An infected person's immune response to the virus--that is, the person's ability to produce antibodies against HIV--can also be used to determine the progression of AIDS; however, this surrogate marker is less precise during more advanced stages of AIDS because of the overall loss of immune function.

Within one to three weeks after infection with HIV, most people experience nonspecific flulike symptoms such as fever, headache, skin rash, tender lymph nodes, and a vague feeling of discomfort. These symptoms last about one to two weeks. During this phase, known as the acute retroviral syndrome phase, HIV reproduces to very high concentrations in the blood, mutates (changes its genetic nature) frequently, circulates through the blood, and establishes infections throughout the body, especially in the lymphoid organs. The infected person's CD4 T-cell count falls briefly but then returns to near normal levels as the person's immune system responds to the infection. Individuals are thought to be highly infectious during this phase.

Following the acute retroviral syndrome phase, infected individuals enter a prolonged asymptomatic phase--a symptom-free phase that can last ten years or more. Persons with HIV remain in good health during this period, with levels of CD4 T-cells ranging from low to normal (500 to 750 cells per cubic mm of blood). Nevertheless, HIV continues to replicate during the asymptomatic phase, causing progressive destruction of the immune system.

Eventually, the immune system weakens to the point that the person enters the early symptomatic phase. This phase can last from a few months to several years and is characterized by rapidly falling levels of CD4 T-cells (500 to 200 cells per cubic mm of blood) and opportunistic infections that are not life threatening.

Following the early symptomatic phase, the infected person experiences the extensive immune destruction and serious illness that characterize the late symptomatic phase. This phase can also last from a few months to years, and the affected individual may have CD4 T-cell levels below 200 per cubic mm of blood along with certain opportunistic infections that define AIDS. A wasting syndrome of progressive weight loss and debilitating fatigue occurs in a large proportion of people in this stage. The immune system is in a state of severe failure. The person eventually enters the advanced AIDS phase, in which CD4 T-cell numbers are below 50 per cubic mm of blood. Death due to severe life-threatening opportunistic infections and cancers usually occurs within one to two years.

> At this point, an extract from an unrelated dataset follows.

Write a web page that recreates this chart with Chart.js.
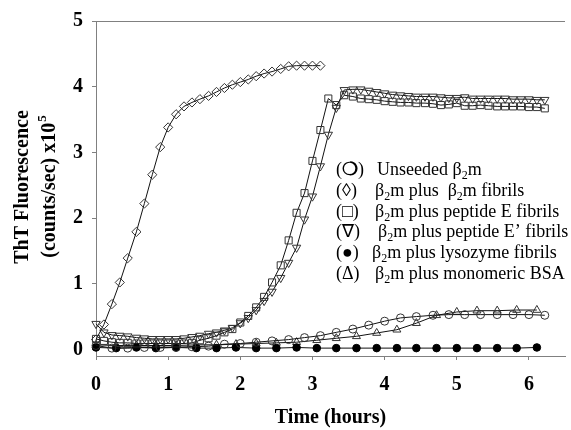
<!DOCTYPE html>
<html>
<head>
<meta charset="utf-8">
<script src="https://cdn.jsdelivr.net/npm/chart.js@4.4.0/dist/chart.umd.min.js"></script>
<style>
  html, body { margin: 0; padding: 0; background: #fff; }
</style>
</head>
<body>
<canvas id="graficaTht" width="571" height="430"></canvas>
<script>
// tiempos (horas): una lectura cada 400 s, 800 s y 1000 s
const tiempoCorto = [0, 0.11, 0.22, 0.33, 0.44, 0.56, 0.67, 0.78, 0.89, 1.00, 1.11, 1.22, 1.33, 1.44, 1.56, 1.67, 1.78, 1.89, 2.00,
  2.11, 2.22, 2.33, 2.44, 2.56, 2.67, 2.78, 2.89, 3.00, 3.11, 3.22, 3.33, 3.44, 3.56, 3.67, 3.78, 3.89, 4.00, 4.11, 4.22, 4.33,
  4.44, 4.56, 4.67, 4.78, 4.89, 5.00, 5.11, 5.22, 5.33, 5.44, 5.56, 5.67, 5.78, 5.89, 6.00, 6.11, 6.22];
const tiempoMedio = [0, 0.22, 0.44, 0.67, 0.89, 1.11, 1.33, 1.56, 1.78, 2.00, 2.22, 2.44, 2.67, 2.89, 3.11, 3.33, 3.56, 3.78,
  4.00, 4.22, 4.44, 4.67, 4.89, 5.11, 5.33, 5.56, 5.78, 6.00, 6.22];
const tiempoLargo = [0, 0.28, 0.56, 0.83, 1.11, 1.39, 1.67, 1.94, 2.22, 2.50, 2.78, 3.06, 3.33, 3.61, 3.89, 4.17, 4.44, 4.72,
  5.00, 5.28, 5.56, 5.83, 6.11];

// fluorescencia ThT (x10^5 cuentas/s)
const sinSemilla = [0.06, 0.02, 0.02, 0.03, 0.03, 0.03, 0.04, 0.05, 0.08, 0.09, 0.11, 0.13, 0.15, 0.18, 0.21, 0.26, 0.31, 0.37,
  0.43, 0.48, 0.50, 0.52, 0.53, 0.53, 0.53, 0.53, 0.53, 0.53, 0.52];
const fibrillasB2m = [0.15, 0.38, 0.69, 1.02, 1.39, 1.79, 2.22, 2.66, 3.08, 3.38, 3.58, 3.70, 3.76, 3.81, 3.86, 3.92, 3.98, 4.03,
  4.07, 4.11, 4.16, 4.20, 4.23, 4.27, 4.31, 4.32, 4.32, 4.32, 4.32];
const peptidoE = [0.16, 0.13, 0.11, 0.10, 0.10, 0.09, 0.09, 0.09, 0.09, 0.09, 0.09, 0.09, 0.10, 0.14, 0.17, 0.21, 0.26, 0.31,
  0.41, 0.51, 0.64, 0.80, 1.02, 1.28, 1.66, 2.08, 2.38, 2.87, 3.34, 3.82, 3.72, 3.87, 3.85, 3.82, 3.81, 3.80, 3.78, 3.77, 3.76,
  3.76, 3.75, 3.75, 3.74, 3.72, 3.73, 3.75, 3.71, 3.71, 3.72, 3.71, 3.70, 3.70, 3.70, 3.70, 3.69, 3.69, 3.67];
const peptidoEprima = [0.39, 0.26, 0.22, 0.21, 0.20, 0.18, 0.17, 0.16, 0.16, 0.16, 0.16, 0.17, 0.19, 0.21, 0.24, 0.26, 0.29, 0.33,
  0.40, 0.48, 0.60, 0.74, 0.88, 1.09, 1.32, 1.55, 1.98, 2.33, 2.79, 3.27, 3.68, 3.95, 3.96, 3.96, 3.94, 3.92, 3.90, 3.88, 3.87,
  3.86, 3.85, 3.85, 3.85, 3.84, 3.83, 3.83, 3.84, 3.82, 3.82, 3.82, 3.82, 3.82, 3.81, 3.81, 3.81, 3.80, 3.80];
const lisozima = [0.03, 0.02, 0.03, 0.02, 0.03, 0.02, 0.02, 0.03, 0.02, 0.02, 0.03, 0.02, 0.02, 0.02, 0.02, 0.02, 0.02, 0.02,
  0.02, 0.02, 0.02, 0.02, 0.03];
const bsaMonomerica = [0.07, 0.06, 0.06, 0.06, 0.06, 0.07, 0.07, 0.08, 0.09, 0.10, 0.11, 0.14, 0.17, 0.20, 0.25, 0.30, 0.40,
  0.52, 0.57, 0.59, 0.59, 0.60, 0.60];

const marcasX = [0, 1, 2, 3, 4, 5, 6];
const marcasY = [0, 1, 2, 3, 4, 5];

const simbolos = ['(\u274D)', '(\u25CA)', '(\u25A1)', '(\u2207)', '(\u25CF)', '(\u0394)'];
const etiquetas = ['Unseeded \u03B2_2m', '\u03B2_2m plus  \u03B2_2m fibrils', '\u03B2_2m plus peptide E fibrils',
  '\u03B2_2m plus peptide E\u2019 fibrils', '\u03B2_2m plus lysozyme fibrils', '\u03B2_2m plus monomeric BSA'];
const tituloX = 'Time (hours)';
const tituloY = ['ThT Fluorescence', '(counts/sec) x10', '5'];

const serif = '"Liberation Serif", "Times New Roman", serif';

function puntos(xs, ys) {
  return ys.map((v, i) => ({ x: xs[i], y: v }));
}

// texto con subindice "_2"
function textoRico(ctx, texto, x, y, tam) {
  const partes = texto.split('_');
  let cx = x;
  partes.forEach((p, i) => {
    if (i === 0) {
      ctx.font = tam + 'px ' + serif;
      ctx.fillText(p, cx, y);
      cx += ctx.measureText(p).width;
    } else {
      ctx.font = Math.round(tam * 0.66) + 'px ' + serif;
      ctx.fillText(p[0], cx, y + 4);
      cx += ctx.measureText(p[0]).width;
      ctx.font = tam + 'px ' + serif;
      const resto = p.slice(1);
      ctx.fillText(resto, cx, y);
      cx += ctx.measureText(resto).width;
    }
  });
}

// simbolo entre parentesis; el glifo central puede ir en negrita
function simbolo(ctx, s, x, y, negrita) {
  ctx.font = '18px ' + serif;
  ctx.fillText('(', x, y);
  let cx = x + ctx.measureText('(').width;
  ctx.font = (negrita ? 'bold ' : '') + '18px ' + serif;
  const g = s.slice(1, -1);
  ctx.fillText(g, cx, y);
  cx += ctx.measureText(g).width;
  ctx.font = '18px ' + serif;
  ctx.fillText(')', cx, y);
}

const extras = {
  id: 'extras',
  afterDraw(chart) {
    const ctx = chart.ctx;
    const a = chart.chartArea;
    ctx.save();
    // linea superior del marco
    ctx.strokeStyle = '#808080';
    ctx.lineWidth = 1;
    ctx.beginPath();
    ctx.moveTo(a.left, Math.round(a.top) + 0.5);
    ctx.lineTo(a.right, Math.round(a.top) + 0.5);
    ctx.stroke();

    // titulo eje Y
    ctx.fillStyle = '#000';
    ctx.textBaseline = 'alphabetic';
    ctx.save();
    ctx.translate(28, 187);
    ctx.rotate(-Math.PI / 2);
    ctx.font = 'bold 20px ' + serif;
    ctx.textAlign = 'center';
    ctx.fillText(tituloY[0], 0, 0);
    ctx.textAlign = 'left';
    const w1 = ctx.measureText(tituloY[1]).width;
    ctx.font = 'bold 13px ' + serif;
    const w2 = ctx.measureText(tituloY[2]).width;
    const x0 = -(w1 + w2) / 2;
    ctx.font = 'bold 20px ' + serif;
    ctx.fillText(tituloY[1], x0, 27);
    ctx.font = 'bold 13px ' + serif;
    ctx.fillText(tituloY[2], x0 + w1 + 1, 18);
    ctx.restore();

    // leyenda
    const baseY = [174.5, 195.5, 216.5, 237, 258, 279];
    const textoX = [377, 375, 375, 378, 372, 375];
    const negritas = [true, false, true, false, false, false];
    ctx.textAlign = 'left';
    simbolos.forEach((s, i) => {
      simbolo(ctx, s, 336, baseY[i], negritas[i]);
      textoRico(ctx, etiquetas[i], textoX[i], baseY[i], 18);
    });
    ctx.restore();
  }
};

const base = {
  borderColor: '#111',
  borderWidth: 1,
  pointBorderColor: '#333',
  pointBackgroundColor: 'rgba(0,0,0,0)',
  pointBorderWidth: 1,
  tension: 0,
  clip: false
};

new Chart(document.getElementById('graficaTht'), {
  type: 'line',
  data: {
    datasets: [
      Object.assign({}, base, { label: 'Unseeded', data: puntos(tiempoMedio, sinSemilla), pointStyle: 'circle', pointRadius: 4 }),
      Object.assign({}, base, { label: 'b2m fibrils', data: puntos(tiempoCorto, fibrillasB2m), pointStyle: 'rectRot', pointRadius: 4.6 }),
      Object.assign({}, base, { label: 'peptide E', data: puntos(tiempoCorto, peptidoE), pointStyle: 'rect', pointRadius: 5 }),
      Object.assign({}, base, { label: "peptide E'", data: puntos(tiempoCorto, peptidoEprima), pointStyle: 'triangle', pointRotation: 180, pointRadius: 4.8 }),
      Object.assign({}, base, { label: 'lysozyme', data: puntos(tiempoLargo, lisozima), pointStyle: 'circle', pointRadius: 3.8, pointBackgroundColor: '#000', pointBorderColor: '#000' }),
      Object.assign({}, base, { label: 'BSA', data: puntos(tiempoLargo, bsaMonomerica), pointStyle: 'triangle', pointRadius: 4.6 })
    ]
  },
  options: {
    responsive: false,
    animation: false,
    events: [],
    layout: { padding: { top: 21, right: 0, left: 0, bottom: 0 } },
    plugins: {
      legend: { display: false },
      tooltip: { enabled: false }
    },
    scales: {
      x: {
        type: 'linear',
        min: 0,
        max: 6.5,
        afterBuildTicks: (s) => { s.ticks = marcasX.map(v => ({ value: v })); },
        afterFit: (s) => { s.height = 74; },
        ticks: { color: '#000', padding: 13, font: { family: serif, size: 20, weight: 'bold' } },
        grid: { drawOnChartArea: false, drawTicks: true, tickLength: 4, color: '#808080' },
        border: { color: '#808080', width: 1 },
        title: { display: true, text: tituloX, color: '#000', padding: { top: 0, bottom: 0 }, font: { family: serif, size: 20, weight: 'bold' } }
      },
      y: {
        min: -0.1,
        max: 5,
        afterBuildTicks: (s) => { s.ticks = marcasY.map(v => ({ value: v })); },
        afterFit: (s) => { s.width = 96; },
        ticks: { color: '#000', padding: 9, font: { family: serif, size: 20, weight: 'bold' } },
        grid: { drawOnChartArea: false, drawTicks: true, tickLength: 4, color: '#808080' },
        border: { color: '#808080', width: 1 }
      }
    }
  },
  plugins: [extras]
});
</script>
</body>
</html>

III OPPORTUNISTIC ILLNESSES

Death from AIDS is generally due not to HIV infection itself, but to opportunistic infections that occur when the immune system can no longer protect the body against agents normally found in the environment. The appearance of any one of more than 25 different opportunistic infections, called AIDS-defining illnesses, along with a CD4 T-cell count of less than 200 cells per cubic millimeter of blood provides the clinical diagnosis of AIDS in HIV-infected individuals.